The models are in good agreement through the short term, with the
upper level low continuing to move east into Quebec. Meanwhile,
the Rockies short wave will also translate east and allow for an
enhanced trough axis to move through the Ohio Valley by Thursday,
resulting in mainly the onset of the arctic air moving in across
the region.

Today will feature a mostly cloudy start to the day, as low clouds
remain in place through the mid to late morning, before thinning
this afternoon. Temperatures will generally top out in the mid to
upper 40s. Tonight, clouds will be on the increase once again as
the trough axis approaches from the west, and eventually moves
through during the day on Thursday. The models have trended drier
with the available low level moisture, suggesting only a few
flurries at best for late Wednesday night into Thursday morning
across the region, before clouds thin out once again during the
afternoon hours. Lows Wednesday night will range from 25 to 30
degrees, with highs on Thursday in the mid to upper 30s for most

.LONG TERM...(Thursday night through Tuesday)
Issued at 307 AM EST WED DEC 7 2016

A very cold airmass will be settling in over the area Thursday
night. The H5 trough axis passes by during the night and models
continue to indicate an increase in low level clouds overnight
with a marginal upslope component to the low level flow. Soundings
show cloud temps in the -8C to -12C range and this should be good
for flurries to develop late Thursday night and continue into the
day on Friday. Temperatures on Friday will likely remain below
freezing for most locations giving us our coldest day since last
February. High pressure then settles in over the region Friday
night.
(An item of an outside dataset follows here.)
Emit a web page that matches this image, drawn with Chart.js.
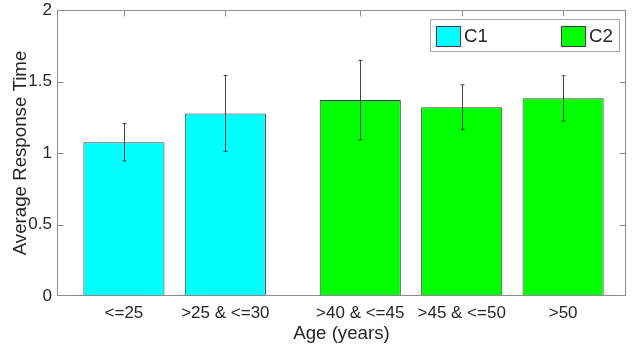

Mid and high clouds streaming overhead may disrupt
radiational cooling some, but temperatures will still likely fall
deep into the teens.

The weekend starts dry and chilly on Saturday, and then turns
unsettled as a shortwave moves across the Upper Midwest and into
the Ohio Valley. This forces a cold front across the state Sunday
into Sunday night. Models are still having difficulty with this
system and forecaster confidence on the details is lacking. Models
are trending colder with the temperature profile and this draws
into question precip type. Models do show a 50kt H85 jet which
should draw enough warm air northward to cause the bulk of any
precip to fall as rain. However, we will continue with the idea of
a chance of rain/snow Sunday morning, then rain likely Sunday
afternoon and evening before precip transitions back to a
rain/snow mix late Sunday night into Monday morning. This system
exits leaving what should be dry and seasonably cool day behind on

Looking further out...while it appears we get a brief taste of
Arctic air late this week, longer range models bring in a true
Arctic blast later next week preceded by some accumulating snow.
Certainly something to keep an eye on with future model runs...


.AVIATION...(For the 06Z TAFS through 06Z Wednesday night)

MVFR ceilings look to hang on through the mid to late morning
hours, before scattering out. Some mid-level cloud cover will then
be on the increase towards the end of the forecast. Northwest
winds will average around 5 kts or less through the period.